Here's why that matters: when domestic bonds pay competitive yields again, Japanese institutions have less reason to park money in US Treasuries. Basic portfolio math.
The Repatriation Risk
What most coverage misses is the scale of potential capital flows. Japan doesn't just hold some US debt — it's the Treasury market's second-biggest foreign supporter.
For years, Japanese banks, insurers, and pension funds bought Treasuries because JGBs paid essentially nothing. That arbitrage trade worked when the yield gap was wide. Now it's narrowing fast.
The shift represents more than tactical reallocation. It signals the end of Japan's role as a structural buyer of US government debt — a relationship that helped finance American deficits for decades.
Market Mechanics
Bond markets understand flow dynamics. If Japanese institutions start selling Treasuries to buy JGBs, two things happen simultaneously: US bond prices fall while Japanese bond prices rise.

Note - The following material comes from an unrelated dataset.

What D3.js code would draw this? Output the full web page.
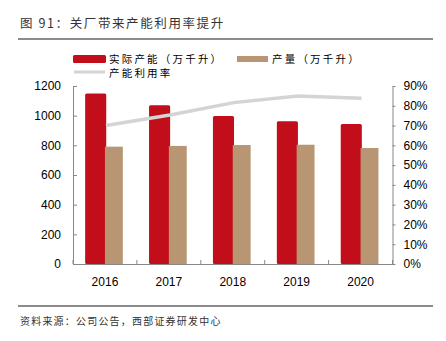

The feedback loop accelerates the process. Higher JGB yields make repatriation more attractive. Lower Treasury prices make holding them more painful. Portfolio managers face pressure to act before the gap widens further.
But the available reports don't quantify the timeline or magnitude. We know the pressure exists — we don't know when it breaks.
The Bigger Picture
This isn't just about Japan. It's about the end of the global reach-for-yield trade that defined post-2008 markets.
When major central banks kept rates near zero, capital flowed toward any government bond offering real returns. US Treasuries benefited enormously from this dynamic. Now central banks are normalizing policy — Japan being the last major holdout.
The reversal creates a new problem for US fiscal policy: financing larger deficits without the automatic foreign bid that existed when alternatives paid nothing.
What To Track
The Bank of Japan's next policy meeting will clarify the pace of normalization. Watch for specific guidance on how far and how fast they plan to raise rates.
More immediately, Treasury market data will show any acceleration in foreign selling. The Treasury Department publishes monthly foreign holdings data — Japan's allocation will tell the story.
JGB yields themselves remain the key indicator. If they keep climbing, the incentive to repatriate strengthens. If they stabilize here, the pressure eases. Either way, the era of Japan as America's reliable Treasury buyer is ending faster than most expected.